(begin)

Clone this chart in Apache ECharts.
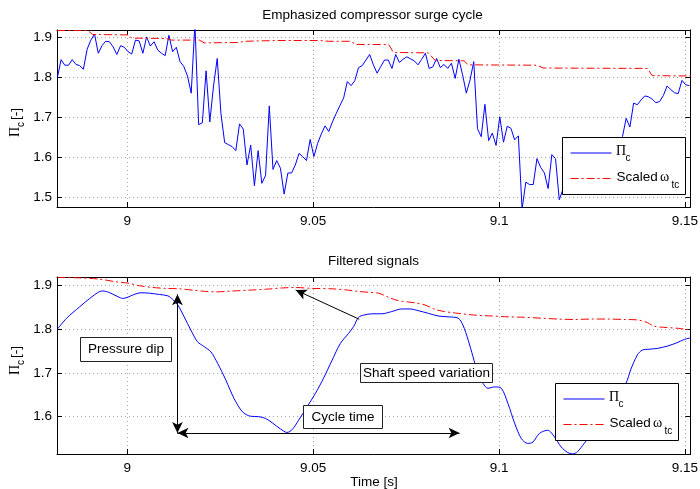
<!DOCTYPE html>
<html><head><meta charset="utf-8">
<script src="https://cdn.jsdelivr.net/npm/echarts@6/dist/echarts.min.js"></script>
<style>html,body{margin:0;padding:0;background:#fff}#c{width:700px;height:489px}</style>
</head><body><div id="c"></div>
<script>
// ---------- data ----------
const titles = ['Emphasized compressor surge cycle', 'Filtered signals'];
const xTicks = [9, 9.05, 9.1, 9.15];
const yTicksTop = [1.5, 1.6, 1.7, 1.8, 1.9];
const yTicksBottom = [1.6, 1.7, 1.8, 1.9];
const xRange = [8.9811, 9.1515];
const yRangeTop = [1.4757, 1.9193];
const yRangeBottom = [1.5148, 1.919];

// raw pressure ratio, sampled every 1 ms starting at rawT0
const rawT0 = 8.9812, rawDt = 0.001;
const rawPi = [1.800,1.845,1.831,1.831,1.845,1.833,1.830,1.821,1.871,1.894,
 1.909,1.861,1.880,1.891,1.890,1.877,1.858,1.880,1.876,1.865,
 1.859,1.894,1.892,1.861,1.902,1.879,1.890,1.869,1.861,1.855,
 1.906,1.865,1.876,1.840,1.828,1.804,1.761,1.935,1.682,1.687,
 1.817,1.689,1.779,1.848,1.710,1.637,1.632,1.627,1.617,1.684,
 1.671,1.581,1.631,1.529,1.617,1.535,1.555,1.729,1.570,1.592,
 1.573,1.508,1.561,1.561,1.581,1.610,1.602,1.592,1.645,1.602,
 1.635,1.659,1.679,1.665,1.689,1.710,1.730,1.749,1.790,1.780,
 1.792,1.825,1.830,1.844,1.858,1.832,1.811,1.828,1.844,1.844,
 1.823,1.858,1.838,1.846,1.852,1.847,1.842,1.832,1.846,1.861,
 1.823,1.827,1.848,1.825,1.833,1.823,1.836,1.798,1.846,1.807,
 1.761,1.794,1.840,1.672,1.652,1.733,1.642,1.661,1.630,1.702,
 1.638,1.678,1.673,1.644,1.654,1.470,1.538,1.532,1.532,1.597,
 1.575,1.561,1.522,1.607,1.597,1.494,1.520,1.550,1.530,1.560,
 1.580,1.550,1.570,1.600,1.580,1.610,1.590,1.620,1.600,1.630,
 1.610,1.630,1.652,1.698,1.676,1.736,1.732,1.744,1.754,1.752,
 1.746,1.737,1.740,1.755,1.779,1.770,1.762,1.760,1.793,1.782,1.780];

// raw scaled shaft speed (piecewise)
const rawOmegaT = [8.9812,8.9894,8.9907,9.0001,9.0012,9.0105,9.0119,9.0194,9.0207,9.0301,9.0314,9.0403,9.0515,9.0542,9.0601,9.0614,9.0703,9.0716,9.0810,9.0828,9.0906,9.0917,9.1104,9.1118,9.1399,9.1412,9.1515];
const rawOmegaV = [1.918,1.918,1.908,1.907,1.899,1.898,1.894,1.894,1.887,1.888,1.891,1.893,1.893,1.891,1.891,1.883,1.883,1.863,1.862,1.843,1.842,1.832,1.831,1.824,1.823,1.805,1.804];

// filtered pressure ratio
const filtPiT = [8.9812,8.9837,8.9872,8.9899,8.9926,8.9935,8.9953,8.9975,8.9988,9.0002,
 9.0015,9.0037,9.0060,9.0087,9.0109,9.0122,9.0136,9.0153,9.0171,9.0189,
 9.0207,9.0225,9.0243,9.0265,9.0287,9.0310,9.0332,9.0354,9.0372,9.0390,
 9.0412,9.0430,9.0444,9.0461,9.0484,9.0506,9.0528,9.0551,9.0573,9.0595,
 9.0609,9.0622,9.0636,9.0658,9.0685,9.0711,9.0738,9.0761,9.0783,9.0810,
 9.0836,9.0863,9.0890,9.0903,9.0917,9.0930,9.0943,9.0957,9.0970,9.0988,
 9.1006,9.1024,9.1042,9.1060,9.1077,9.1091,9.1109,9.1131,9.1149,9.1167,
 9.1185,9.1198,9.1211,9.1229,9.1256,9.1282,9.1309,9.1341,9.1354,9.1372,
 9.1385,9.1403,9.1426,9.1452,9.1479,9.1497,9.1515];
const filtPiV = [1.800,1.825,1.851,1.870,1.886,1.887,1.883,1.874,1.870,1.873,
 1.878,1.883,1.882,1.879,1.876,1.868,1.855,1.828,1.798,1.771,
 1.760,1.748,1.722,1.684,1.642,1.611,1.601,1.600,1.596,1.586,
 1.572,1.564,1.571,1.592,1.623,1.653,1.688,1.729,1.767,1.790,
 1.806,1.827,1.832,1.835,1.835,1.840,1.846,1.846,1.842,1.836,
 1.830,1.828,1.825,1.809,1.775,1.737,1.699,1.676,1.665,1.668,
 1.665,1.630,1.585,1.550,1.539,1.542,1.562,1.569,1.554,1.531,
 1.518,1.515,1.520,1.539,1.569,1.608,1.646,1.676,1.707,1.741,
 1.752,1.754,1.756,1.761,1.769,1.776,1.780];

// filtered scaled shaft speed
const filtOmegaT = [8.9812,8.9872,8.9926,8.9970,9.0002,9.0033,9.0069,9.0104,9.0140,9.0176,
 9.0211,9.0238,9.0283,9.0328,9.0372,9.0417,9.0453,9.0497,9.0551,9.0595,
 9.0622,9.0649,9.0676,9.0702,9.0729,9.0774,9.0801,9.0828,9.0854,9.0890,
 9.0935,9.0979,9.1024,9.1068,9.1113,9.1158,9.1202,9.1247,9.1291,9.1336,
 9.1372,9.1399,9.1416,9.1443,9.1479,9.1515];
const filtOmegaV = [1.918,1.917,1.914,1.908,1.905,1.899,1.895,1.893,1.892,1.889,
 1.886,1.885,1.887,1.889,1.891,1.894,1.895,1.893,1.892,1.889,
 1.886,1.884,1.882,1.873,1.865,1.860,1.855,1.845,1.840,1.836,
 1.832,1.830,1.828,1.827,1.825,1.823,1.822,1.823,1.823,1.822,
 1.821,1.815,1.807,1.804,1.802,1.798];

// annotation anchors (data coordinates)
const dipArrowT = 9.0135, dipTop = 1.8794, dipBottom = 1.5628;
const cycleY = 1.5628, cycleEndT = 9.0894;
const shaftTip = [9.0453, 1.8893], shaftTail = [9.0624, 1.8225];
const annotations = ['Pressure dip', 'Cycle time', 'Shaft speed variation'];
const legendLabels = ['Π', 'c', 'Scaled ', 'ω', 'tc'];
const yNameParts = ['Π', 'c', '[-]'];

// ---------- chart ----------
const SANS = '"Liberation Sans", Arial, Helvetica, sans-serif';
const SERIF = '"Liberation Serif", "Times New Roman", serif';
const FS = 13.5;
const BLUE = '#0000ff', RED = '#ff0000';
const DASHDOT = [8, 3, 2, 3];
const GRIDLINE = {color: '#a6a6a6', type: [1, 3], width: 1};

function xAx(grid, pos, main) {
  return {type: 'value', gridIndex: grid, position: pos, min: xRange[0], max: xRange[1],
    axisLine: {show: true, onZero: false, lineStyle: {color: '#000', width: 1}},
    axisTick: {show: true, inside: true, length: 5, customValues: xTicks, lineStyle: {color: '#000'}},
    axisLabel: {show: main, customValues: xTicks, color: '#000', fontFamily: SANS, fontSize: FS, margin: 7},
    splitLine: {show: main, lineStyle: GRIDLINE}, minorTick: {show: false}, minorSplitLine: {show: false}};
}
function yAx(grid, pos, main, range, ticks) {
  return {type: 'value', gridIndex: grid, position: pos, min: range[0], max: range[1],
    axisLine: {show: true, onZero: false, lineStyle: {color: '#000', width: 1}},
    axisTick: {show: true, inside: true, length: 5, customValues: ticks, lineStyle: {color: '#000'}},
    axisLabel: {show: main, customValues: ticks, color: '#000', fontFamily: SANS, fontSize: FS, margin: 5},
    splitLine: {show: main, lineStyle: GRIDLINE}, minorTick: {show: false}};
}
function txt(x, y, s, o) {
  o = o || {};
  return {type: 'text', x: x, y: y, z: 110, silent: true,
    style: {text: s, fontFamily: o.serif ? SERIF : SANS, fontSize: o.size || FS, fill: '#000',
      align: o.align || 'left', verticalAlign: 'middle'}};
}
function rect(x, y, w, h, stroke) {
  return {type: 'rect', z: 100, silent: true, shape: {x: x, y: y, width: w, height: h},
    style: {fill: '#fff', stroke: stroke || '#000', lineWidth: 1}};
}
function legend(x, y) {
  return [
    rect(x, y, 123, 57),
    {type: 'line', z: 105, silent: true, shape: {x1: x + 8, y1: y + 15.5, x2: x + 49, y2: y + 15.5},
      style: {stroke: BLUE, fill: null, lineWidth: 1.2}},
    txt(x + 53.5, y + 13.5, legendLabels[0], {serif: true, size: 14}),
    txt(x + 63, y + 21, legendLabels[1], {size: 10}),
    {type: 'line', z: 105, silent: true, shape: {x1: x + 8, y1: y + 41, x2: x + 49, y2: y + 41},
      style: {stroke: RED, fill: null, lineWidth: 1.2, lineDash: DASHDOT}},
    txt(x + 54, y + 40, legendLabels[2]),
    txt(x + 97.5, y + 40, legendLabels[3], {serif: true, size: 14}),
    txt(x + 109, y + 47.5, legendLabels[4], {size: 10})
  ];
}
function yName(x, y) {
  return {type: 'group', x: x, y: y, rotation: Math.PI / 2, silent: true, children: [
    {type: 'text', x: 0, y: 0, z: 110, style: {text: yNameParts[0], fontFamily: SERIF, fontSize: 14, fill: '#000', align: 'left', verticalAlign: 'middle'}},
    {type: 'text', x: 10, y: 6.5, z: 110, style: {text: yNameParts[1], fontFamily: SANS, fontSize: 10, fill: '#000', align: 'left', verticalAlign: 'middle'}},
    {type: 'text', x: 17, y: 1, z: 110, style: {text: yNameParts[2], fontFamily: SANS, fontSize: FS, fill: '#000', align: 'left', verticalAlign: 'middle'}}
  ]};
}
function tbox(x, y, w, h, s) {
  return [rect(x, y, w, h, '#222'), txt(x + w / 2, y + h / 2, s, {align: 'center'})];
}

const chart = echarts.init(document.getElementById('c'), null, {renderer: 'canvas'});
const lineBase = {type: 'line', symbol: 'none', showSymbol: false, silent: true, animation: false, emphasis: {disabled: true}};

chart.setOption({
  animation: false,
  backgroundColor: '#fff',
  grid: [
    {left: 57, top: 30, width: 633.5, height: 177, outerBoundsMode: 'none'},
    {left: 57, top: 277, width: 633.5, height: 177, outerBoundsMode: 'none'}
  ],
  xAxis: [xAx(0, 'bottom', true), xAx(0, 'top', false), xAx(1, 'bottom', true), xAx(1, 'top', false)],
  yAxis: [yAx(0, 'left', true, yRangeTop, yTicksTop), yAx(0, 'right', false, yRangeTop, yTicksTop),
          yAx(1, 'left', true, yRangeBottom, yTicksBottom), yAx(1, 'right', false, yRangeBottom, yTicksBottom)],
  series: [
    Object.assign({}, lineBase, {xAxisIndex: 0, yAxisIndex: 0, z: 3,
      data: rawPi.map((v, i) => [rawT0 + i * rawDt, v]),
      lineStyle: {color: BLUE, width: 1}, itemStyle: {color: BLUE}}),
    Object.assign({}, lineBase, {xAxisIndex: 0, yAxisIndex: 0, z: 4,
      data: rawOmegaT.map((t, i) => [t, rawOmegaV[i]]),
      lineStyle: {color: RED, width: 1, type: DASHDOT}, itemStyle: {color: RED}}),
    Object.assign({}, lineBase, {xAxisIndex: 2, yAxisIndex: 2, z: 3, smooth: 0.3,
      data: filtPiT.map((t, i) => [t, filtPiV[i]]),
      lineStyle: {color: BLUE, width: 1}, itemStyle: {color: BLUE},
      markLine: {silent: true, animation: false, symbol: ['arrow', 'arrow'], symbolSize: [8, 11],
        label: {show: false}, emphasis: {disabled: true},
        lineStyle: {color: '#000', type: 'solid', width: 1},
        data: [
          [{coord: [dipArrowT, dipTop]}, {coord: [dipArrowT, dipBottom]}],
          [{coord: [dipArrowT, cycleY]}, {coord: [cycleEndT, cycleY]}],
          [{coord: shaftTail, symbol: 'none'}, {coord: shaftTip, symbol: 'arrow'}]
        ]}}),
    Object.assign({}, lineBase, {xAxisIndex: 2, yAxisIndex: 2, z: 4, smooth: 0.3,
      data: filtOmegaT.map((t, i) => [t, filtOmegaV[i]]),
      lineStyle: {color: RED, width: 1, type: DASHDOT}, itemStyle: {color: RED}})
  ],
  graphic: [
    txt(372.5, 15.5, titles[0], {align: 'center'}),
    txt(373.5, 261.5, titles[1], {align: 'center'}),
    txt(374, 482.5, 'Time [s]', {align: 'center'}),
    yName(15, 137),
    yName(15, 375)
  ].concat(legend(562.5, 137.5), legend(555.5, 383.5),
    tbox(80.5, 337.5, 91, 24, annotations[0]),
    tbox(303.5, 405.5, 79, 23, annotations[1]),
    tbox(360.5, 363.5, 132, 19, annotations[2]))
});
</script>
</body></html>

(end)

**Work required:**
Repeat, with no pictures, each line from the beginning of the data through the line containing "const yRangeBottom = [1.5148, 1.919];", inclusive.

**Written solution:**
Clone this chart in Apache ECharts.
<!DOCTYPE html>
<html><head><meta charset="utf-8">
<script src="https://cdn.jsdelivr.net/npm/echarts@6/dist/echarts.min.js"></script>
<style>html,body{margin:0;padding:0;background:#fff}#c{width:700px;height:489px}</style>
</head><body><div id="c"></div>
<script>
// ---------- data ----------
const titles = ['Emphasized compressor surge cycle', 'Filtered signals'];
const xTicks = [9, 9.05, 9.1, 9.15];
const yTicksTop = [1.5, 1.6, 1.7, 1.8, 1.9];
const yTicksBottom = [1.6, 1.7, 1.8, 1.9];
const xRange = [8.9811, 9.1515];
const yRangeTop = [1.4757, 1.9193];
const yRangeBottom = [1.5148, 1.919];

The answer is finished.